Complete step-by-step answer:
It is given in the question that f\left( x \right) = \left\\{\begin{array}{ll} \- x,\;\;\;\;\;\;\;\;\;\;\;\;\;\;\;\;\;\;\;\;\;\;\;\;\;\;x < 1 \\\ a + {\cos ^{ - 1}}(x + b),\,\,\,\,\,\,\,\,\, 1 \leqslant x \leqslant 2 \\\ \end{array} \right.

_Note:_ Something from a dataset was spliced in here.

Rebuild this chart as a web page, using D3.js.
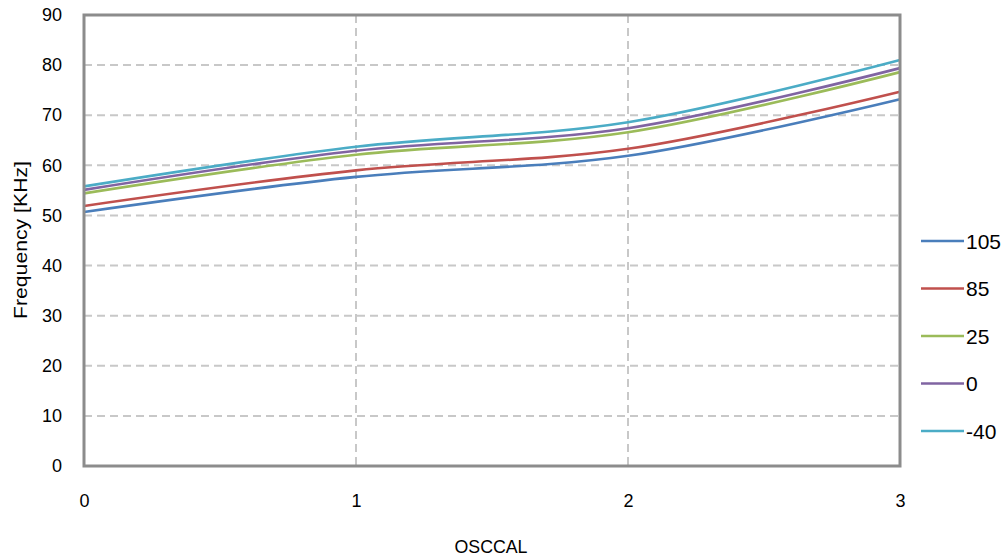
<!DOCTYPE html>
<html>
<head>
<meta charset="utf-8">
<script src="https://cdn.jsdelivr.net/npm/d3@7"></script>
<style>
  html, body { margin: 0; padding: 0; background: #fff; }
  svg { display: block; }
</style>
</head>
<body>
<svg id="chart" width="1006" height="560"></svg>
<script>
const oscCal = [0, 1, 2, 3];
const seriesNames = ["105", "85", "25", "0", "-40"];
const s105 = [50.7, 57.7, 61.9, 73.2];
const s85 = [51.9, 59.0, 63.3, 74.7];
const s25 = [54.4, 62.1, 66.6, 78.6];
const s0 = [55.1, 62.9, 67.4, 79.4];
const sM40 = [55.8, 63.7, 68.6, 81.0];
const seriesValues = [s105, s85, s25, s0, sM40];
const colors = ["#4a7ebb", "#c0504d", "#9bbb59", "#8064a2", "#4bacc6"];
const yTicks = [0, 10, 20, 30, 40, 50, 60, 70, 80, 90];
const xTicks = [0, 1, 2, 3];

const svg = d3.select("#chart");
const L = 84, R = 900, T = 15, B = 466;
const x = d3.scaleLinear().domain([0, 3]).range([L, R]);
const y = d3.scaleLinear().domain([0, 90]).range([B, T]);
const FONT = "Liberation Sans, Arial, sans-serif";

// grid
svg.append("g").selectAll("line").data(yTicks.filter(d => d > 0 && d < 90)).join("line")
  .attr("x1", L).attr("x2", R).attr("y1", d => y(d)).attr("y2", d => y(d))
  .attr("stroke", "#c8c8c8").attr("stroke-width", 2).attr("stroke-dasharray", "8,5");
svg.append("g").selectAll("line").data(xTicks.filter(d => d > 0 && d < 3)).join("line")
  .attr("y1", T).attr("y2", B).attr("x1", d => x(d)).attr("x2", d => x(d))
  .attr("stroke", "#c8c8c8").attr("stroke-width", 2).attr("stroke-dasharray", "8,5");

// lines
const line = d3.line().x((d, i) => x(oscCal[i])).y(d => y(d)).curve(d3.curveCatmullRom.alpha(0.5));
seriesValues.forEach((vals, i) => {
  svg.append("path").datum(vals).attr("d", line)
    .attr("fill", "none").attr("stroke", colors[i]).attr("stroke-width", 2.6);
});

// border
svg.append("rect").attr("x", L).attr("y", T).attr("width", R - L).attr("height", B - T)
  .attr("fill", "none").attr("stroke", "#8c8c8c").attr("stroke-width", 3);

// y axis labels
const yAxis = d3.axisLeft(y).tickValues(yTicks).tickSize(0).tickPadding(22).tickFormat(d3.format("d"));
const gy = svg.append("g").attr("transform", `translate(${L},0)`).call(yAxis);
gy.select(".domain").remove();
gy.selectAll("text").attr("font-family", FONT).attr("font-size", 18).attr("fill", "#000");

const xAxis = d3.axisBottom(x).tickValues(xTicks).tickSize(0).tickPadding(28).tickFormat(d3.format("d"));
const gx = svg.append("g").attr("transform", `translate(0,${B})`).call(xAxis);
gx.select(".domain").remove();
gx.selectAll("text").attr("font-family", FONT).attr("font-size", 18).attr("fill", "#000");

// axis titles
svg.append("text").attr("x", 491).attr("y", 553).attr("text-anchor", "middle")
  .attr("font-family", FONT).attr("font-size", 19).attr("fill", "#000")
  .attr("textLength", 73).attr("lengthAdjust", "spacingAndGlyphs")
  .text("OSCCAL");
svg.append("text").attr("transform", "translate(27,240) rotate(-90)").attr("text-anchor", "middle")
  .attr("font-family", FONT).attr("font-size", 18).attr("fill", "#000")
  .attr("textLength", 158).attr("lengthAdjust", "spacingAndGlyphs")
  .text("Frequency [KHz]");

// legend
const leg = svg.append("g");
const ly = d3.scalePoint().domain(seriesNames).range([241, 431]);
seriesNames.forEach((n, i) => {
  leg.append("line").attr("x1", 921).attr("x2", 964).attr("y1", ly(n)).attr("y2", ly(n))
    .attr("stroke", colors[i]).attr("stroke-width", 2.6);
  leg.append("text").attr("x", 966).attr("y", ly(n)).attr("dy", "0.36em")
    .attr("font-family", "Liberation Sans Narrow, Arial Narrow, Liberation Sans, sans-serif")
    .attr("font-size", 21).attr("fill", "#000").text(n);
});
</script>
</body>
</html>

We know that differentiation of ${\cos ^{ - 1}}x = \dfrac{{ - 1}}{{\sqrt {1 - {x^2} }}}$
So, differentiate F(x) with respect to x , we get

f\left( x \right)=\left\\{\begin{array}{ll} \- 1,\;\;\;\;\;\;\;\;\;\;\;\;\;\;\;\;\;\;\;\;\;\;\;\;\;\;\;\;\;\;\;x < 1 \\\ 0 + \dfrac{{ - 1}}{{\sqrt {1 - {{(x + b)}^2}} }},\,\,\,\,\,\,\,\,\,1 \leqslant x \leqslant 2 \\\ \end{array} \right.

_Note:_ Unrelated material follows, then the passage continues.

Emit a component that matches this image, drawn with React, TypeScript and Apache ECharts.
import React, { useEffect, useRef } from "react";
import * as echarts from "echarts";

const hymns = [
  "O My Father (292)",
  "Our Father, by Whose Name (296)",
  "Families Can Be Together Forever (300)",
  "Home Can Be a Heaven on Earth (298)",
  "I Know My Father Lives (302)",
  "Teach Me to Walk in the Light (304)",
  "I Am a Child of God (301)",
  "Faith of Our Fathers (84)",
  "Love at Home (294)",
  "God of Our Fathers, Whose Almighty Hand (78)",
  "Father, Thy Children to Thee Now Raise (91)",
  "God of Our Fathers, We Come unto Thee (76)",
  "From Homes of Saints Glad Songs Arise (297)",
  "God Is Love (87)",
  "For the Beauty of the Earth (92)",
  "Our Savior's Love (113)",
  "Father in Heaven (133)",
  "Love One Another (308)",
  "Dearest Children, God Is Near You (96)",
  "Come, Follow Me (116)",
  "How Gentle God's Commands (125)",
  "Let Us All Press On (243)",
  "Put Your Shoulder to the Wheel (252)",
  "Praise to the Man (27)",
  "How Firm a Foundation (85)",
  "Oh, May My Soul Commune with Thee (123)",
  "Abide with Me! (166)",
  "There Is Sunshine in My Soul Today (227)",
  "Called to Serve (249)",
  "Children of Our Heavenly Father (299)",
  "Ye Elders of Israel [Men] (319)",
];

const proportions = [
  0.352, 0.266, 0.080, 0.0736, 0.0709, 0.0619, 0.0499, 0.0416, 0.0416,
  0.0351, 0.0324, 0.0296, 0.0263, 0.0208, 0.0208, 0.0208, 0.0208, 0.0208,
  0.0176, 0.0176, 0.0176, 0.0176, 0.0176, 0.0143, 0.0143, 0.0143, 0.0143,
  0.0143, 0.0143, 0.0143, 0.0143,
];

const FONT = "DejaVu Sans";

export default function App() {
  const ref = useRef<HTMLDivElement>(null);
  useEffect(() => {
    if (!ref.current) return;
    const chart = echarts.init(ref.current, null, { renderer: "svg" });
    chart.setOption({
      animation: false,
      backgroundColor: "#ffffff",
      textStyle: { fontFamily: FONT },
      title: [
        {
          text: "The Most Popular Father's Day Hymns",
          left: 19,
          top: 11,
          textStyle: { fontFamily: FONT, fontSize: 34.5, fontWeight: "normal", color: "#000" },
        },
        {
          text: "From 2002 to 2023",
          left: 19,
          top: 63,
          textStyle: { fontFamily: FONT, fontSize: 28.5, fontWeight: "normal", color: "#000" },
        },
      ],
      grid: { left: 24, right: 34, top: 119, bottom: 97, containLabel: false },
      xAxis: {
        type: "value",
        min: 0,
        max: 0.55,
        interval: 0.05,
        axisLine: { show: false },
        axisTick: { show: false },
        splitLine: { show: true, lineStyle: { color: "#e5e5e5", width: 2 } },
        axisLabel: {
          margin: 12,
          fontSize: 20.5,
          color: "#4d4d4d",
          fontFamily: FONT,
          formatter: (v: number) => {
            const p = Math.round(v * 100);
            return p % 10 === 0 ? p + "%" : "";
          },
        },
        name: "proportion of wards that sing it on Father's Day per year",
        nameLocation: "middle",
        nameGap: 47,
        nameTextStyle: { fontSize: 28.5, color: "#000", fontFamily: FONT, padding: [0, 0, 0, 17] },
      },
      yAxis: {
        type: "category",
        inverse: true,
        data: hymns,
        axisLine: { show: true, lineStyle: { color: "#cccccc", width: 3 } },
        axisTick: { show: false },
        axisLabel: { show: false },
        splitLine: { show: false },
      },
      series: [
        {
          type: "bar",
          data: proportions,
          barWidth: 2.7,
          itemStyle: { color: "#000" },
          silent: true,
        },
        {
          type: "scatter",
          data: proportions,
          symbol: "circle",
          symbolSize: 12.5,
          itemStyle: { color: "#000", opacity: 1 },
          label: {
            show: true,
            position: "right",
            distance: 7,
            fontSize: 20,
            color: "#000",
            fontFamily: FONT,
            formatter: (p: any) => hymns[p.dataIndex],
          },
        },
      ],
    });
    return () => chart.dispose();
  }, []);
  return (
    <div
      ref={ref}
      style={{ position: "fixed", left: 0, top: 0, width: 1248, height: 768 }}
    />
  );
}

Hence it is given that at x = $1$ the function is differentiable
$\mathop {\lim }\limits_{x \to {1^ + }} F'(x) = \mathop {\lim }\limits_{x \to {1^ - }} F'(x) = F'(1)$
Hence from the above , we get
As we know from above
$\mathop {\lim }\limits_{x \to {1^ - }} F'(x) = - 1,F'(1) = \dfrac{{ - 1}}{{\sqrt {1 - {{(1 + b)}^2}} }}$
Hence ,
$- 1 = \dfrac{{ - 1}}{{\sqrt {1 - {{(1 + b)}^2}} }}$
$\sqrt {1 - {{(1 + b)}^2}} = 1$
On squaring both side
$1 - {(1 + b)^2} = 1$
$(1 + b) = 0$
$b = - 1$
Hence differentiable then it must be continuous at x = $1$
By the continuity
$\mathop {\lim }\limits_{x \to {1^ + }} F(x) = \mathop {\lim }\limits_{x \to {1^ - }} F(x) = F(1)$
$\mathop {\lim }\limits_{x \to {1^ - }} F(x) = - 1$ and $F(1) = a + {\cos ^{ - 1}}0$ ( as we know that $b = - 1$)

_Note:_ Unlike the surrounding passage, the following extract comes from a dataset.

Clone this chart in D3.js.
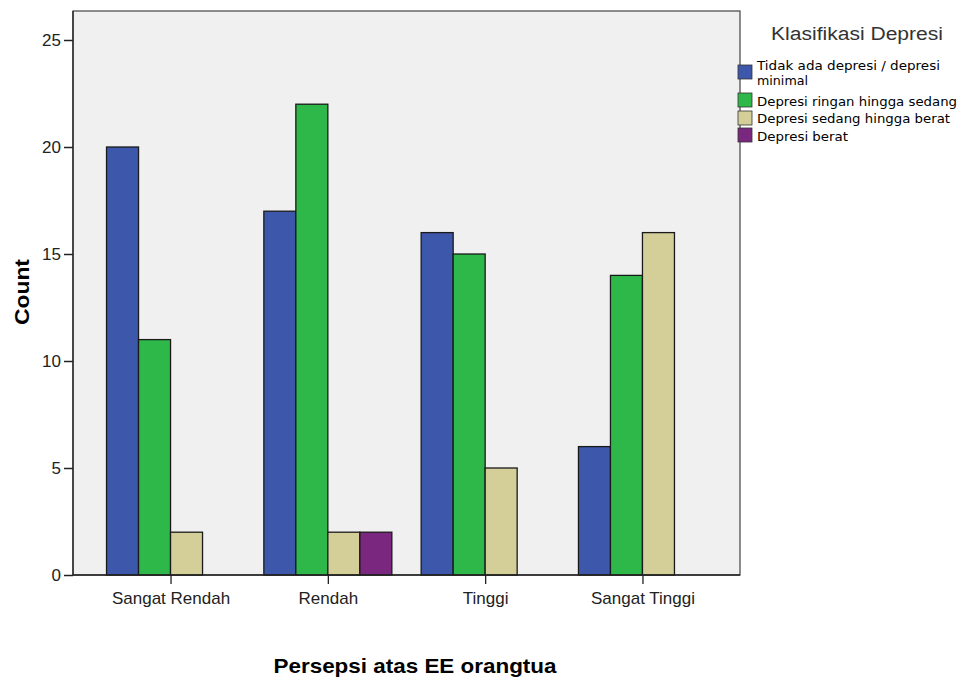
<!DOCTYPE html>
<html>
<head>
<meta charset="utf-8">
<script src="https://cdn.jsdelivr.net/npm/d3@7/dist/d3.min.js"></script>
<style>
  html, body { margin: 0; padding: 0; background: #ffffff; }
  svg { display: block; }
</style>
</head>
<body>
<svg id="chart" width="962" height="679"></svg>
<script>
const categories = ["Sangat Rendah", "Rendah", "Tinggi", "Sangat Tinggi"];
const seriesNames = [
  "Tidak ada depresi / depresi minimal",
  "Depresi ringan hingga sedang",
  "Depresi sedang hingga berat",
  "Depresi berat"
];
const seriesColors = ["#3D57AB", "#2EB84A", "#D4CF98", "#7A287F"];
const tidakAda = [20, 17, 16, 6];
const ringanSedang = [11, 22, 15, 14];
const sedangBerat = [2, 2, 5, 16];
const berat = [0, 2, 0, 0];
const yTicks = [0, 5, 10, 15, 20, 25];

const seriesValues = [tidakAda, ringanSedang, sedangBerat, berat];

const svg = d3.select("#chart");
const plot = { left: 73, right: 740, top: 11, bottom: 575 };

// plot background
svg.append("rect")
  .attr("x", plot.left).attr("y", plot.top)
  .attr("width", plot.right - plot.left).attr("height", plot.bottom - plot.top)
  .attr("fill", "#F0F0F0")
  .attr("stroke", "#444").attr("stroke-width", 1.2);

const y = d3.scaleLinear().domain([0, 25]).range([575, 40]);
const x = d3.scalePoint().domain(categories).range([plot.left, plot.right]).padding(0.62);
const inner = d3.scaleBand().domain(d3.range(seriesNames.length)).range([-64, 64]).padding(0);

// bars
const data = [];
categories.forEach((c, ci) => {
  seriesValues.forEach((vals, si) => {
    if (vals[ci] > 0) data.push({ cat: c, s: si, v: vals[ci] });
  });
});
svg.append("g").selectAll("rect").data(data).join("rect")
  .attr("x", d => x(d.cat) + inner(d.s))
  .attr("y", d => y(d.v))
  .attr("width", inner.bandwidth())
  .attr("height", d => y(0) - y(d.v))
  .attr("fill", d => seriesColors[d.s])
  .attr("stroke", "#1a1a1a").attr("stroke-width", 1.3);

// Y axis
const yAxis = d3.axisLeft(y).tickValues(yTicks).tickSize(9).tickPadding(3).tickFormat(d3.format("d"));
const gy = svg.append("g").attr("transform", `translate(${plot.left},0)`).call(yAxis);
gy.select(".domain").remove();
gy.selectAll(".tick line").attr("stroke", "#222").attr("stroke-width", 1.5);
gy.selectAll(".tick text")
  .attr("font-family", "'Liberation Sans', Arial, sans-serif")
  .attr("font-size", 17).attr("fill", "#222");
svg.append("line")
  .attr("x1", plot.left).attr("x2", plot.left)
  .attr("y1", plot.top).attr("y2", plot.bottom)
  .attr("stroke", "#222").attr("stroke-width", 1.3);

// X axis
const xAxis = d3.axisBottom(x).tickSize(9).tickPadding(8);
const gx = svg.append("g").attr("transform", `translate(0,${plot.bottom})`).call(xAxis);
gx.select(".domain").remove();
gx.selectAll(".tick line").attr("stroke", "#222").attr("stroke-width", 1.3);
gx.selectAll(".tick text")
  .attr("font-family", "'Liberation Sans', Arial, sans-serif")
  .attr("font-size", 17).attr("fill", "#222");
svg.append("line")
  .attr("x1", plot.left).attr("x2", plot.right)
  .attr("y1", plot.bottom).attr("y2", plot.bottom)
  .attr("stroke", "#222").attr("stroke-width", 1.3);

// Axis titles
svg.append("text")
  .attr("transform", "translate(29,292) rotate(-90)")
  .attr("text-anchor", "middle")
  .attr("font-family", "'Liberation Sans', Arial, sans-serif")
  .attr("font-weight", "bold").attr("font-size", 21)
  .attr("textLength", 66).attr("lengthAdjust", "spacingAndGlyphs")
  .attr("fill", "#000")
  .text("Count");

svg.append("text")
  .attr("x", 415).attr("y", 673)
  .attr("text-anchor", "middle")
  .attr("font-family", "'Liberation Sans', Arial, sans-serif")
  .attr("font-weight", "bold").attr("font-size", 21)
  .attr("textLength", 283).attr("lengthAdjust", "spacingAndGlyphs")
  .attr("fill", "#000")
  .text("Persepsi atas EE orangtua");

// Legend
const legend = svg.append("g");
legend.append("text")
  .attr("x", 771).attr("y", 40)
  .attr("font-family", "'Liberation Sans', Arial, sans-serif")
  .attr("font-size", 18)
  .attr("textLength", 172).attr("lengthAdjust", "spacingAndGlyphs")
  .attr("fill", "#333")
  .text("Klasifikasi Depresi");

const legendItems = [
  { lines: ["Tidak ada depresi / depresi", "minimal"], widths: [183, 51], swatchY: 65, baselines: [70, 85] },
  { lines: ["Depresi ringan hingga sedang"], widths: [200], swatchY: 93, baselines: [106] },
  { lines: ["Depresi sedang hingga berat"], widths: [193], swatchY: 111, baselines: [123] },
  { lines: ["Depresi berat"], widths: [91], swatchY: 128, baselines: [141] }
];
legendItems.forEach((item, i) => {
  legend.append("rect")
    .attr("x", 738).attr("y", item.swatchY)
    .attr("width", 14).attr("height", 14)
    .attr("fill", seriesColors[i])
    .attr("stroke", "#333").attr("stroke-width", 0.8);
  item.lines.forEach((ln, li) => {
    legend.append("text")
      .attr("x", 757).attr("y", item.baselines[li])
      .attr("font-family", "'DejaVu Sans Condensed', 'DejaVu Sans', Verdana, sans-serif")
      .attr("font-size", 12.5)
      .attr("textLength", item.widths[li]).attr("lengthAdjust", "spacingAndGlyphs")
      .attr("fill", "#000")
      .text(ln);
  });
});
</script>
</body>
</html>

Therefore by equating we get
$a + \dfrac{\pi }{2} = - 1$ as we know that ${\cos ^{ - 1}}0 = \dfrac{\pi }{2}$
hence $a = \dfrac{{ - (2 + \pi )}}{2}$ and $b = - 1$
Now
$\dfrac{a}{b} = \dfrac{{(\pi + 2)}}{2}$

So, the correct answer is “Option B”.

Note: Always remember that , if the function is differentiable then it must be continuous as in this question differentiable is given hence from this property we will find out that it is continuous as well from this we will solve the question .In the inverse trigonometric function always remember the range of the function otherwise you did not proceed to the answer As the ${\cos ^{ - 1}}\theta$ have range in $\left[ {0,\pi } \right]$ that is why we use ${\cos ^{ - 1}}0 = \dfrac{\pi }{2}$.